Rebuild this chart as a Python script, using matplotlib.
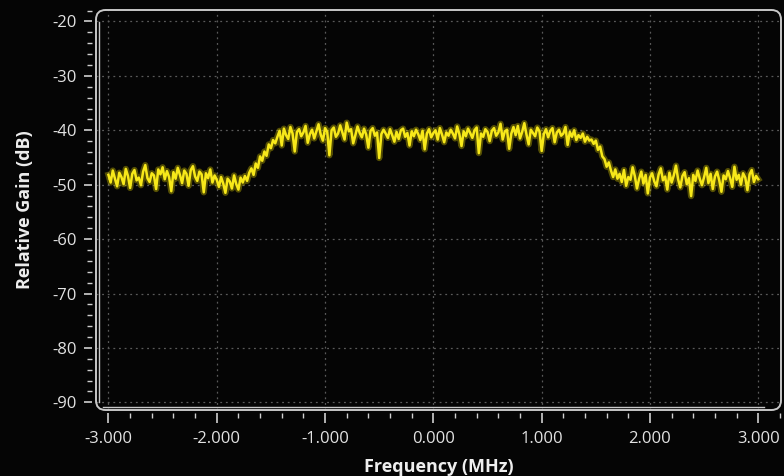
import numpy as np
import matplotlib
matplotlib.use("Agg")
import matplotlib.pyplot as plt
from matplotlib.patches import FancyBboxPatch
from matplotlib.ticker import MultipleLocator, FormatStrFormatter

# ---- data ----
freq_start = -3.0   # MHz
freq_stop = 3.0     # MHz

floor_left = [
    -48.2, -49.6, -47.4, -48.9, -50.3, -47.8, -48.6, -49.9, -47.1, -48.4,
    -50.6, -48.0, -47.3, -49.2, -48.7, -50.1, -47.6, -46.4, -48.8, -49.5,
    -47.9, -48.3, -50.8, -47.2, -48.1, -46.8, -49.0, -47.5, -48.6, -51.2,
    -47.7, -48.9, -46.9, -48.2, -49.7, -47.4, -48.0, -50.2, -47.3, -46.6,
    -48.5, -49.3, -47.6, -48.1, -51.4, -47.9, -48.8, -47.2, -49.6, -48.3,
]
dip_left = [-49.1, -50.4, -48.6, -49.8, -51.5, -48.9, -49.4, -50.7, -48.3,
            -49.9, -50.9, -48.7, -49.6]
rise = [-48.4, -49.3, -47.8, -47.0, -48.2, -46.1, -46.9, -44.8, -45.6,
        -43.9, -44.7, -42.6, -43.3, -41.8, -42.4]
plateau = [
    -41.2, -40.1, -42.8, -39.7, -40.9, -41.6, -39.4, -40.6, -43.9, -40.3,
    -39.8, -41.1, -40.4, -39.2, -42.3, -40.7, -39.9, -41.5, -40.2, -38.9,
    -40.8, -41.9, -39.6, -40.3, -44.6, -40.0, -39.5, -41.2, -40.6, -39.1,
    -40.4, -41.7, -38.6, -40.2, -39.8, -42.4, -40.9, -39.3, -40.5, -41.3,
    -39.7, -40.8, -43.2, -40.1, -39.6, -41.0, -40.4, -45.1, -40.7, -39.9,
    -40.6, -41.4, -39.8, -40.9, -42.1, -40.3, -41.6, -40.0, -39.7, -41.2,
    -40.5, -42.8, -40.2, -41.1, -39.9, -40.7, -41.8, -40.1, -43.5, -40.6,
    -39.8, -41.3, -40.5, -40.0, -41.7, -39.6, -40.8, -42.2, -40.4, -41.0,
    -39.9, -40.6, -41.5, -39.3, -40.7, -42.9, -40.2, -41.1, -39.7, -40.5,
    -41.4, -40.0, -39.5, -44.2, -40.6, -41.2, -39.8, -40.3, -42.0, -40.1,
    -39.6, -41.0, -40.4, -38.8, -41.7, -40.2, -39.9, -43.4, -40.6, -39.4,
    -40.9, -39.2, -41.5, -40.3, -38.7, -40.8, -42.6, -39.9, -40.5, -41.1,
    -39.5, -40.2, -43.8, -40.7, -39.8, -41.3, -40.1, -39.6, -42.2, -40.4,
    -39.9, -41.0, -40.6, -39.4, -42.7, -40.3, -41.2, -40.0, -41.8, -40.9,
    -41.4, -40.6, -42.1, -41.2, -41.9,
]
fall = [-41.7, -42.5, -41.9, -43.6, -43.0, -44.8, -45.3, -46.7, -45.9,
        -47.4, -48.6, -47.2, -48.9]
floor_right = [
    -48.0, -49.5, -47.3, -50.2, -48.6, -49.1, -46.8, -48.4, -50.7, -48.9,
    -47.6, -49.8, -48.2, -51.6, -48.7, -47.9, -49.4, -50.3, -48.1, -47.0,
    -49.2, -48.5, -50.9, -47.8, -49.6, -48.3, -46.5, -49.0, -50.5, -48.4,
    -47.7, -49.9, -48.8, -52.1, -48.2, -49.3, -47.4, -48.9, -50.1, -48.6,
    -46.9, -49.7, -48.0, -50.8, -48.5, -47.6, -49.2, -51.3, -48.3, -49.0,
    -47.5, -48.8, -50.4, -46.7, -49.1, -48.2, -50.0, -47.9, -48.7, -51.0,
    -48.1, -47.3, -49.5, -48.4, -49.0,
]

gain_db = np.array(floor_left + dip_left + rise + plateau + fall + floor_right)
freq_mhz = np.linspace(freq_start, freq_stop, len(gain_db))

x_ticks = [-3, -2, -1, 0, 1, 2, 3]
y_ticks = [-90, -80, -70, -60, -50, -40, -30, -20]

# ---- style ----
W, H = 784, 476
fig = plt.figure(figsize=(W / 100, H / 100), dpi=100, facecolor="#050505")
left_px, right_px, top_px, bot_px = 96, 781, 10, 410
ax = fig.add_axes([left_px / W, 1 - bot_px / H,
                   (right_px - left_px) / W, (bot_px - top_px) / H])
ax.set_facecolor("#050505")

ax.set_xlim(-3.115, 3.21)
ax.set_ylim(-91.4, -17.9)

grid_c = "#5a5a5a"
for xv in x_ticks:
    ax.axvline(xv, color=grid_c, lw=0.9, ls=(0, (1.5, 3)), zorder=1)
for yv in y_ticks:
    ax.axhline(yv, color=grid_c, lw=0.9, ls=(0, (1.5, 3)), zorder=1)

# trace with soft glow
ax.plot(freq_mhz, gain_db, color="#e8d800", lw=4.5, alpha=0.35, zorder=2)
ax.plot(freq_mhz, gain_db, color="#f7e81a", lw=1.8, zorder=3)

# rounded frame
frame_c = "#c8c8c8"
frame = FancyBboxPatch((0.0, 0.0), 1.0, 1.0,
                       boxstyle="round,pad=0,rounding_size=0.014",
                       transform=ax.transAxes, fill=False,
                       edgecolor=frame_c, lw=1.4, clip_on=False, zorder=5,
                       mutation_aspect=(right_px - left_px) / (bot_px - top_px))
ax.add_patch(frame)
# inner double lines (bottom & left)
ax.plot([0.01, 0.975], [0.008, 0.008], transform=ax.transAxes,
        color=frame_c, lw=1.0, clip_on=False, zorder=5)
ax.plot([0.005, 0.005], [0.02, 0.97], transform=ax.transAxes,
        color=frame_c, lw=1.0, clip_on=False, zorder=5)

for s in ax.spines.values():
    s.set_visible(False)
ax.spines["left"].set_position(("outward", 3))
ax.spines["bottom"].set_position(("outward", 2))

ax.set_xticks(x_ticks)
ax.set_yticks(y_ticks)
ax.xaxis.set_minor_locator(MultipleLocator(0.2))
ax.yaxis.set_minor_locator(MultipleLocator(2))
ax.xaxis.set_major_formatter(FormatStrFormatter("%.3f"))
ax.yaxis.set_major_formatter(FormatStrFormatter("%d"))

tick_c = "#d0d0d0"
ax.tick_params(axis="both", which="major", direction="out", color=tick_c,
               labelcolor="#e2e2e2", width=1.2)
ax.tick_params(axis="x", which="major", length=7, pad=6)
ax.tick_params(axis="y", which="major", length=6, pad=5)
ax.tick_params(axis="both", which="minor", direction="out", color=tick_c,
               width=1.0, length=3.5)
for lab in ax.get_xticklabels() + ax.get_yticklabels():
    lab.set_fontfamily("Open Sans")
    lab.set_fontsize(12)

ax.set_xlabel("Frequency (MHz)", family="Open Sans", fontweight="bold",
              fontsize=13, color="#eeeeee", labelpad=8)
ax.set_ylabel("Relative Gain (dB)", family="Open Sans", fontweight="bold",
              fontsize=13, color="#eeeeee", labelpad=13)

fig.savefig("out.png", dpi=100, facecolor=fig.get_facecolor())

────────────────────

STATED GOAL ▸ Give back the whole listing as it stands, minus its pictures.

FULL SOLUTION ▸
Rebuild this chart as a Python script, using matplotlib.
import numpy as np
import matplotlib
matplotlib.use("Agg")
import matplotlib.pyplot as plt
from matplotlib.patches import FancyBboxPatch
from matplotlib.ticker import MultipleLocator, FormatStrFormatter

# ---- data ----
freq_start = -3.0   # MHz
freq_stop = 3.0     # MHz

floor_left = [
    -48.2, -49.6, -47.4, -48.9, -50.3, -47.8, -48.6, -49.9, -47.1, -48.4,
    -50.6, -48.0, -47.3, -49.2, -48.7, -50.1, -47.6, -46.4, -48.8, -49.5,
    -47.9, -48.3, -50.8, -47.2, -48.1, -46.8, -49.0, -47.5, -48.6, -51.2,
    -47.7, -48.9, -46.9, -48.2, -49.7, -47.4, -48.0, -50.2, -47.3, -46.6,
    -48.5, -49.3, -47.6, -48.1, -51.4, -47.9, -48.8, -47.2, -49.6, -48.3,
]
dip_left = [-49.1, -50.4, -48.6, -49.8, -51.5, -48.9, -49.4, -50.7, -48.3,
            -49.9, -50.9, -48.7, -49.6]
rise = [-48.4, -49.3, -47.8, -47.0, -48.2, -46.1, -46.9, -44.8, -45.6,
        -43.9, -44.7, -42.6, -43.3, -41.8, -42.4]
plateau = [
    -41.2, -40.1, -42.8, -39.7, -40.9, -41.6, -39.4, -40.6, -43.9, -40.3,
    -39.8, -41.1, -40.4, -39.2, -42.3, -40.7, -39.9, -41.5, -40.2, -38.9,
    -40.8, -41.9, -39.6, -40.3, -44.6, -40.0, -39.5, -41.2, -40.6, -39.1,
    -40.4, -41.7, -38.6, -40.2, -39.8, -42.4, -40.9, -39.3, -40.5, -41.3,
    -39.7, -40.8, -43.2, -40.1, -39.6, -41.0, -40.4, -45.1, -40.7, -39.9,
    -40.6, -41.4, -39.8, -40.9, -42.1, -40.3, -41.6, -40.0, -39.7, -41.2,
    -40.5, -42.8, -40.2, -41.1, -39.9, -40.7, -41.8, -40.1, -43.5, -40.6,
    -39.8, -41.3, -40.5, -40.0, -41.7, -39.6, -40.8, -42.2, -40.4, -41.0,
    -39.9, -40.6, -41.5, -39.3, -40.7, -42.9, -40.2, -41.1, -39.7, -40.5,
    -41.4, -40.0, -39.5, -44.2, -40.6, -41.2, -39.8, -40.3, -42.0, -40.1,
    -39.6, -41.0, -40.4, -38.8, -41.7, -40.2, -39.9, -43.4, -40.6, -39.4,
    -40.9, -39.2, -41.5, -40.3, -38.7, -40.8, -42.6, -39.9, -40.5, -41.1,
    -39.5, -40.2, -43.8, -40.7, -39.8, -41.3, -40.1, -39.6, -42.2, -40.4,
    -39.9, -41.0, -40.6, -39.4, -42.7, -40.3, -41.2, -40.0, -41.8, -40.9,
    -41.4, -40.6, -42.1, -41.2, -41.9,
]
fall = [-41.7, -42.5, -41.9, -43.6, -43.0, -44.8, -45.3, -46.7, -45.9,
        -47.4, -48.6, -47.2, -48.9]
floor_right = [
    -48.0, -49.5, -47.3, -50.2, -48.6, -49.1, -46.8, -48.4, -50.7, -48.9,
    -47.6, -49.8, -48.2, -51.6, -48.7, -47.9, -49.4, -50.3, -48.1, -47.0,
    -49.2, -48.5, -50.9, -47.8, -49.6, -48.3, -46.5, -49.0, -50.5, -48.4,
    -47.7, -49.9, -48.8, -52.1, -48.2, -49.3, -47.4, -48.9, -50.1, -48.6,
    -46.9, -49.7, -48.0, -50.8, -48.5, -47.6, -49.2, -51.3, -48.3, -49.0,
    -47.5, -48.8, -50.4, -46.7, -49.1, -48.2, -50.0, -47.9, -48.7, -51.0,
    -48.1, -47.3, -49.5, -48.4, -49.0,
]

gain_db = np.array(floor_left + dip_left + rise + plateau + fall + floor_right)
freq_mhz = np.linspace(freq_start, freq_stop, len(gain_db))

x_ticks = [-3, -2, -1, 0, 1, 2, 3]
y_ticks = [-90, -80, -70, -60, -50, -40, -30, -20]

# ---- style ----
W, H = 784, 476
fig = plt.figure(figsize=(W / 100, H / 100), dpi=100, facecolor="#050505")
left_px, right_px, top_px, bot_px = 96, 781, 10, 410
ax = fig.add_axes([left_px / W, 1 - bot_px / H,
                   (right_px - left_px) / W, (bot_px - top_px) / H])
ax.set_facecolor("#050505")

ax.set_xlim(-3.115, 3.21)
ax.set_ylim(-91.4, -17.9)

grid_c = "#5a5a5a"
for xv in x_ticks:
    ax.axvline(xv, color=grid_c, lw=0.9, ls=(0, (1.5, 3)), zorder=1)
for yv in y_ticks:
    ax.axhline(yv, color=grid_c, lw=0.9, ls=(0, (1.5, 3)), zorder=1)

# trace with soft glow
ax.plot(freq_mhz, gain_db, color="#e8d800", lw=4.5, alpha=0.35, zorder=2)
ax.plot(freq_mhz, gain_db, color="#f7e81a", lw=1.8, zorder=3)

# rounded frame
frame_c = "#c8c8c8"
frame = FancyBboxPatch((0.0, 0.0), 1.0, 1.0,
                       boxstyle="round,pad=0,rounding_size=0.014",
                       transform=ax.transAxes, fill=False,
                       edgecolor=frame_c, lw=1.4, clip_on=False, zorder=5,
                       mutation_aspect=(right_px - left_px) / (bot_px - top_px))
ax.add_patch(frame)
# inner double lines (bottom & left)
ax.plot([0.01, 0.975], [0.008, 0.008], transform=ax.transAxes,
        color=frame_c, lw=1.0, clip_on=False, zorder=5)
ax.plot([0.005, 0.005], [0.02, 0.97], transform=ax.transAxes,
        color=frame_c, lw=1.0, clip_on=False, zorder=5)

for s in ax.spines.values():
    s.set_visible(False)
ax.spines["left"].set_position(("outward", 3))
ax.spines["bottom"].set_position(("outward", 2))

ax.set_xticks(x_ticks)
ax.set_yticks(y_ticks)
ax.xaxis.set_minor_locator(MultipleLocator(0.2))
ax.yaxis.set_minor_locator(MultipleLocator(2))
ax.xaxis.set_major_formatter(FormatStrFormatter("%.3f"))
ax.yaxis.set_major_formatter(FormatStrFormatter("%d"))

tick_c = "#d0d0d0"
ax.tick_params(axis="both", which="major", direction="out", color=tick_c,
               labelcolor="#e2e2e2", width=1.2)
ax.tick_params(axis="x", which="major", length=7, pad=6)
ax.tick_params(axis="y", which="major", length=6, pad=5)
ax.tick_params(axis="both", which="minor", direction="out", color=tick_c,
               width=1.0, length=3.5)
for lab in ax.get_xticklabels() + ax.get_yticklabels():
    lab.set_fontfamily("Open Sans")
    lab.set_fontsize(12)

ax.set_xlabel("Frequency (MHz)", family="Open Sans", fontweight="bold",
              fontsize=13, color="#eeeeee", labelpad=8)
ax.set_ylabel("Relative Gain (dB)", family="Open Sans", fontweight="bold",
              fontsize=13, color="#eeeeee", labelpad=13)

fig.savefig("out.png", dpi=100, facecolor=fig.get_facecolor())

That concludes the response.